> [Data lines]

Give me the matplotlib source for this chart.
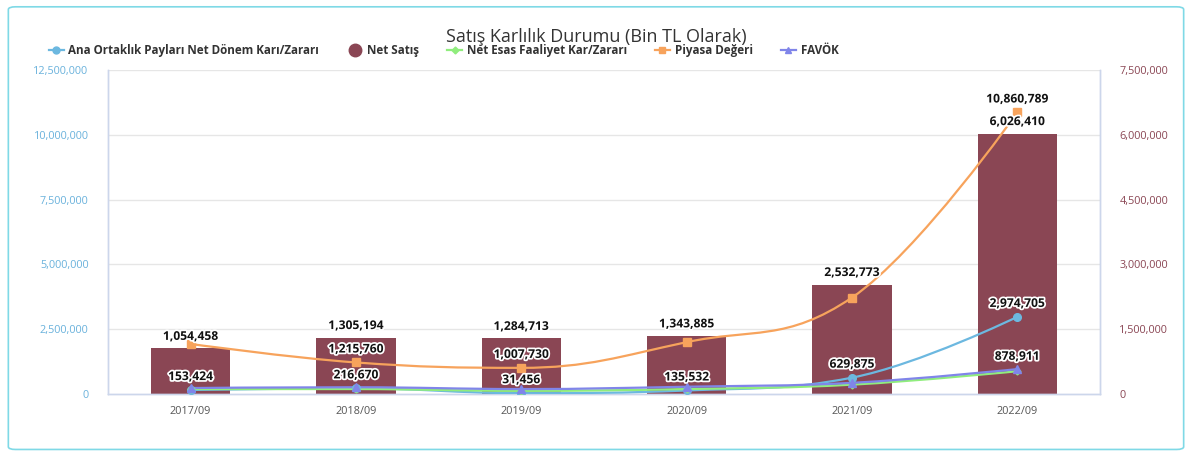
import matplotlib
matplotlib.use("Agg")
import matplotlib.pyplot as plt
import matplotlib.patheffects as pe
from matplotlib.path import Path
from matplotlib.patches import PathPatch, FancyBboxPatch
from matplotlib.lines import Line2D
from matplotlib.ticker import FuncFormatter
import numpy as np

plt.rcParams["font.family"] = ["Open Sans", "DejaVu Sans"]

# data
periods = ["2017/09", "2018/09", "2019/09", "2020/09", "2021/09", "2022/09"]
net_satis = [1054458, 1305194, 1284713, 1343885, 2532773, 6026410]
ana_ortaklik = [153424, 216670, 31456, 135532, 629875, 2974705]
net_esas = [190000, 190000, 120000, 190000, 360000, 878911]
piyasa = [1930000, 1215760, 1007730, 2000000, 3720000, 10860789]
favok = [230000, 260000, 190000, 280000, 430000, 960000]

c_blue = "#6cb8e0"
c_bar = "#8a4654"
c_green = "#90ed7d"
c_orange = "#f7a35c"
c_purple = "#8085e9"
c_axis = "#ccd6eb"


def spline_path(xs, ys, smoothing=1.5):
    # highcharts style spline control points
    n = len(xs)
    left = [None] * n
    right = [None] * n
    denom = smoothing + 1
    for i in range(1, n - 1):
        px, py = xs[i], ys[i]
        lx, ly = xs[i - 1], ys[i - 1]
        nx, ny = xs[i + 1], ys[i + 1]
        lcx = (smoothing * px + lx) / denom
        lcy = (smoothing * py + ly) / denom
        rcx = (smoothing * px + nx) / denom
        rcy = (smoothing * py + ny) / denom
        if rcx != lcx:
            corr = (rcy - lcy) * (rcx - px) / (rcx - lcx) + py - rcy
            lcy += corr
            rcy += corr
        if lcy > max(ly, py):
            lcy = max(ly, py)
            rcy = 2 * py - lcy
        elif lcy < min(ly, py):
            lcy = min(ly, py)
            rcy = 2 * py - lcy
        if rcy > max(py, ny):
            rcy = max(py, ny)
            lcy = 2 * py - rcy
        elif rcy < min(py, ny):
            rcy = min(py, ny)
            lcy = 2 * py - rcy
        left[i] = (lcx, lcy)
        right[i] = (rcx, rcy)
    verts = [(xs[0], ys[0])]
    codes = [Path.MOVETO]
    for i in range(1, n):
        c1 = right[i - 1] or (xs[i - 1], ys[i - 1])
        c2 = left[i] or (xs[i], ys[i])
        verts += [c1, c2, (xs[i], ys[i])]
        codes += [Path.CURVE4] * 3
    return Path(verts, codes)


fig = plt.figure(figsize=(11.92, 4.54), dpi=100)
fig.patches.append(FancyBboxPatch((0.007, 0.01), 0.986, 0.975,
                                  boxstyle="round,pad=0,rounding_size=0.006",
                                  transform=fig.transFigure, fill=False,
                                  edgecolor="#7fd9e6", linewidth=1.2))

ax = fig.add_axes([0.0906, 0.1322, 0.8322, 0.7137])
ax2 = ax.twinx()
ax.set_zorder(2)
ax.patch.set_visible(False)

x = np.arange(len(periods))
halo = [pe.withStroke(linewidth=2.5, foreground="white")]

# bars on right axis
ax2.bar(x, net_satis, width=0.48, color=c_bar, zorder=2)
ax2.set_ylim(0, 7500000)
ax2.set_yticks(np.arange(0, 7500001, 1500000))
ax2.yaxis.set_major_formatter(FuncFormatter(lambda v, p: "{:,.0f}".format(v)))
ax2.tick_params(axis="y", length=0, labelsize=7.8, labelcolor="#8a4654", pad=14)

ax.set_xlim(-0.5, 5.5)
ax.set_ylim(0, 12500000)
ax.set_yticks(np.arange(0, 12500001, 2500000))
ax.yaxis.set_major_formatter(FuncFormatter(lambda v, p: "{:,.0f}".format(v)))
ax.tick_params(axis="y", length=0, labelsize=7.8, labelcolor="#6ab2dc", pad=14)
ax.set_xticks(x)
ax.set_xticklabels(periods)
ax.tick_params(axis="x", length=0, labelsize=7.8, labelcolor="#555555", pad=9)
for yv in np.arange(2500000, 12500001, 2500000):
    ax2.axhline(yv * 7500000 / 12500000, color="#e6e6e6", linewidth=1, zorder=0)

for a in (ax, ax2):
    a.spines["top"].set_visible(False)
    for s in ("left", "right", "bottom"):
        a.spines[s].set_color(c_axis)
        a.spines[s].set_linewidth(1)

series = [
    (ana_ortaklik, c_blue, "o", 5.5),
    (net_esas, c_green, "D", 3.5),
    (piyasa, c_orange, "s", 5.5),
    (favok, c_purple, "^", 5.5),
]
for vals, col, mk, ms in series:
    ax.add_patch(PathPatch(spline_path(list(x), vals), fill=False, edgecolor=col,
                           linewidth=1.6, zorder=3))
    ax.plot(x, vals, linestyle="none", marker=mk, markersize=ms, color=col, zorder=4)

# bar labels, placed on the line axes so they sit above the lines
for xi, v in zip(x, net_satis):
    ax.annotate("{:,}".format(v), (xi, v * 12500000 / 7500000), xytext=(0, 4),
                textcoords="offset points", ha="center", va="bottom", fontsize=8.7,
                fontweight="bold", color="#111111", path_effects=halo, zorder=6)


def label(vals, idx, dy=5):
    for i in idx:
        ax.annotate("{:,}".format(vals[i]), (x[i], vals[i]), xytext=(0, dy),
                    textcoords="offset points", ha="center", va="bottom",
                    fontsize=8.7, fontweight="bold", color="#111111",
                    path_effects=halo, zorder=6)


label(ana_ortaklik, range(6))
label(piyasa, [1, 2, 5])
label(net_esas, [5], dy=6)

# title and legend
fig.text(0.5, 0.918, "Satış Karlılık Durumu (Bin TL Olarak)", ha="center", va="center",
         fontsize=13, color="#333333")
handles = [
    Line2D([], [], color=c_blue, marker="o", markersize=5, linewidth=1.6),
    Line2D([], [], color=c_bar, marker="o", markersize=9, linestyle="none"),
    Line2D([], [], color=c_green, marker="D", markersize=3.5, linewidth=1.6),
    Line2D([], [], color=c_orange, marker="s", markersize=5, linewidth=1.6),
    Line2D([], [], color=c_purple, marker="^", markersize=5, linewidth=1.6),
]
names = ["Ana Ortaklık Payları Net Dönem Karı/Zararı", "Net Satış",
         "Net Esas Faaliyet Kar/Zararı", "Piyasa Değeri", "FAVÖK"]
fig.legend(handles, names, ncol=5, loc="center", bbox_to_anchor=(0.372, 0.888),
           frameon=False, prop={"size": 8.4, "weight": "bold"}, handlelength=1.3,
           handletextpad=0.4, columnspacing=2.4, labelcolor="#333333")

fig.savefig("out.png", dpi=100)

> [Task goal]
Look over the material above and show each line where "matplotlib" appears.

> [Answer in full]
Give me the matplotlib source for this chart.
import matplotlib
matplotlib.use("Agg")
import matplotlib.pyplot as plt
import matplotlib.patheffects as pe
from matplotlib.path import Path
from matplotlib.patches import PathPatch, FancyBboxPatch
from matplotlib.lines import Line2D
from matplotlib.ticker import FuncFormatter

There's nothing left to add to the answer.